═════ COLLECTED DATA ═════

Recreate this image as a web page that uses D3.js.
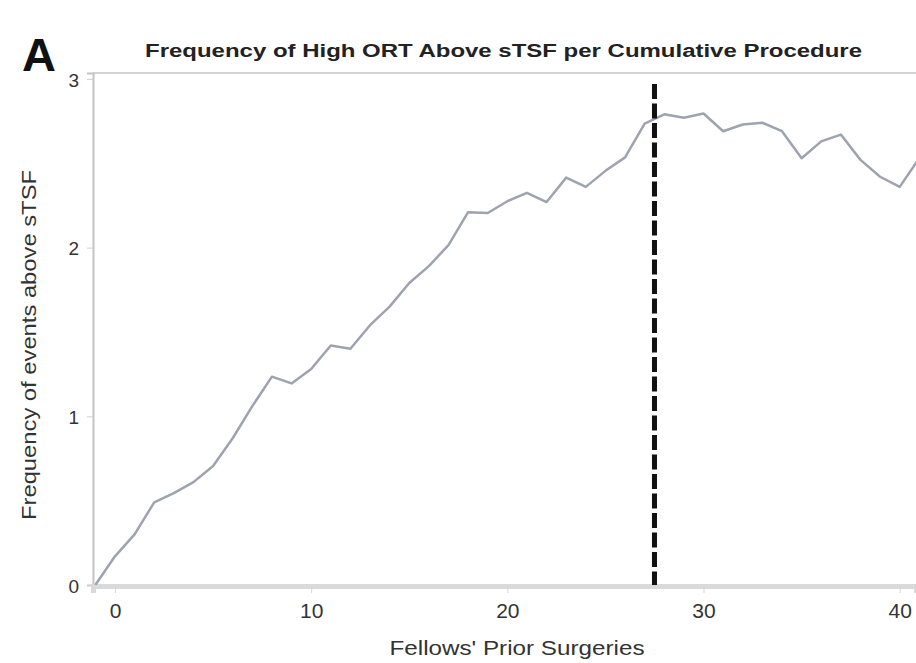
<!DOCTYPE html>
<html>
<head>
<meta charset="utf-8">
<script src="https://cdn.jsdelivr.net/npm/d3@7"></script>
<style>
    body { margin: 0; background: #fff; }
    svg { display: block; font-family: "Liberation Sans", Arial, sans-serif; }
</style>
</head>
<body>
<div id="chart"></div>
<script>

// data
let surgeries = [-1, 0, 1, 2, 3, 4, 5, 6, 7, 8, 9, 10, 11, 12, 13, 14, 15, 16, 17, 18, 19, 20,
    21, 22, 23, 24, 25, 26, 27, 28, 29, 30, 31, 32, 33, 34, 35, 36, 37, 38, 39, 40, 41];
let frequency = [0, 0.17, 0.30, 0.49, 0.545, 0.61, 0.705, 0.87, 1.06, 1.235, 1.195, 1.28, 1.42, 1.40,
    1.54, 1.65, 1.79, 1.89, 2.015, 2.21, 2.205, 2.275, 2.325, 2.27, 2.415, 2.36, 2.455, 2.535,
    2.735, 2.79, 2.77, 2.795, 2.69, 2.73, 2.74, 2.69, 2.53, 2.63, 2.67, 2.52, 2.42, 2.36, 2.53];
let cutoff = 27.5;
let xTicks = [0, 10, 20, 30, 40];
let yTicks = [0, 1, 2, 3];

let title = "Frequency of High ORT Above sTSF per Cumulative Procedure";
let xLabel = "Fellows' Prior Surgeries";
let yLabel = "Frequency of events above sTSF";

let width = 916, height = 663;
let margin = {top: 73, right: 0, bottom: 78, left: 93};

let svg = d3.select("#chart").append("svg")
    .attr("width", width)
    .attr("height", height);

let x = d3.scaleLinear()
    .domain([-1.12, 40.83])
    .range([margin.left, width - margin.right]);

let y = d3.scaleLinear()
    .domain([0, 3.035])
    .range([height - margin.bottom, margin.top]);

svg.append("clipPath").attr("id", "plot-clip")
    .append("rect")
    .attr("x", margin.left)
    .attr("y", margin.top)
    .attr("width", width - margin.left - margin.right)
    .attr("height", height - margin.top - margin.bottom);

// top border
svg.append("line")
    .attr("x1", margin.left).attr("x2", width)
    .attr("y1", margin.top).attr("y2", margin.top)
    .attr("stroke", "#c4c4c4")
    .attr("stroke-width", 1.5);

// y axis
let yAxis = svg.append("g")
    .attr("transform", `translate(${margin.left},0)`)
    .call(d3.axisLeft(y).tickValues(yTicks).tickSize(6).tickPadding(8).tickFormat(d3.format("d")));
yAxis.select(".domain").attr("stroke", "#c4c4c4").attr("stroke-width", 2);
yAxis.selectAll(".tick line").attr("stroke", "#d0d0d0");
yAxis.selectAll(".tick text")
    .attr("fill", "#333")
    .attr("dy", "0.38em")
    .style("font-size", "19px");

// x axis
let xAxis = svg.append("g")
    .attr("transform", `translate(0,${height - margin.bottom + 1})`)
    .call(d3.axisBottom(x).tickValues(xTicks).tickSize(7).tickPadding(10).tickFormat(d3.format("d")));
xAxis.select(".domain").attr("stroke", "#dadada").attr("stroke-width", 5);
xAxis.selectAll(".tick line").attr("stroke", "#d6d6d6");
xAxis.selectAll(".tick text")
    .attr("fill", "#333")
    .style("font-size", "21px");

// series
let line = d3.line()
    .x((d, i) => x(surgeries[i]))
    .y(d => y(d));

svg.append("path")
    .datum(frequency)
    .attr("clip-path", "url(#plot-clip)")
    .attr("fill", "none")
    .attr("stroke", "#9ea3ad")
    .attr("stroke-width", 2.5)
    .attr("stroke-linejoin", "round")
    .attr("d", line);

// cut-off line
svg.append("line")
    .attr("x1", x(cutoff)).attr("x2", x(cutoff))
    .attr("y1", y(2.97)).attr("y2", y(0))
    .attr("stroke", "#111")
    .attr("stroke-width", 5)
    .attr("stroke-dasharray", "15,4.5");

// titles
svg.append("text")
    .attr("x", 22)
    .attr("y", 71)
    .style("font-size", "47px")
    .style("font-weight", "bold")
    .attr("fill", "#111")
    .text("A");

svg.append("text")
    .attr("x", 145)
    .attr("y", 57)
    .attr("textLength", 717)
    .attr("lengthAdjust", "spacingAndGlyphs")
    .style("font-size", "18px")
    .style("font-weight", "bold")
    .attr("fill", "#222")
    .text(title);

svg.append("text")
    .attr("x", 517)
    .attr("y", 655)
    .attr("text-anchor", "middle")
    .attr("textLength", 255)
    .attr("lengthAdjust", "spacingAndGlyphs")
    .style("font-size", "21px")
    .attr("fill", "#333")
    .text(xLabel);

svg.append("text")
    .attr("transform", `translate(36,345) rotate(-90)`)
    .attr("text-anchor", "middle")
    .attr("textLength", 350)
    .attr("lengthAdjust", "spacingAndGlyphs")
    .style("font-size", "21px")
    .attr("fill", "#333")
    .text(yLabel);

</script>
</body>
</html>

═════

> **WHAT TO PRODUCE**:
Only the lines from the start of the material through the line containing "- margin.bottom, margin.top]);" should be transcribed. Pictures stay out.

> **WRITTEN REPLY**:
Recreate this image as a web page that uses D3.js.
<!DOCTYPE html>
<html>
<head>
<meta charset="utf-8">
<script src="https://cdn.jsdelivr.net/npm/d3@7"></script>
<style>
    body { margin: 0; background: #fff; }
    svg { display: block; font-family: "Liberation Sans", Arial, sans-serif; }
</style>
</head>
<body>
<div id="chart"></div>
<script>

// data
let surgeries = [-1, 0, 1, 2, 3, 4, 5, 6, 7, 8, 9, 10, 11, 12, 13, 14, 15, 16, 17, 18, 19, 20,
    21, 22, 23, 24, 25, 26, 27, 28, 29, 30, 31, 32, 33, 34, 35, 36, 37, 38, 39, 40, 41];
let frequency = [0, 0.17, 0.30, 0.49, 0.545, 0.61, 0.705, 0.87, 1.06, 1.235, 1.195, 1.28, 1.42, 1.40,
    1.54, 1.65, 1.79, 1.89, 2.015, 2.21, 2.205, 2.275, 2.325, 2.27, 2.415, 2.36, 2.455, 2.535,
    2.735, 2.79, 2.77, 2.795, 2.69, 2.73, 2.74, 2.69, 2.53, 2.63, 2.67, 2.52, 2.42, 2.36, 2.53];
let cutoff = 27.5;
let xTicks = [0, 10, 20, 30, 40];
let yTicks = [0, 1, 2, 3];

let title = "Frequency of High ORT Above sTSF per Cumulative Procedure";
let xLabel = "Fellows' Prior Surgeries";
let yLabel = "Frequency of events above sTSF";

let width = 916, height = 663;
let margin = {top: 73, right: 0, bottom: 78, left: 93};

let svg = d3.select("#chart").append("svg")
    .attr("width", width)
    .attr("height", height);

let x = d3.scaleLinear()
    .domain([-1.12, 40.83])
    .range([margin.left, width - margin.right]);

let y = d3.scaleLinear()
    .domain([0, 3.035])
    .range([height - margin.bottom, margin.top]);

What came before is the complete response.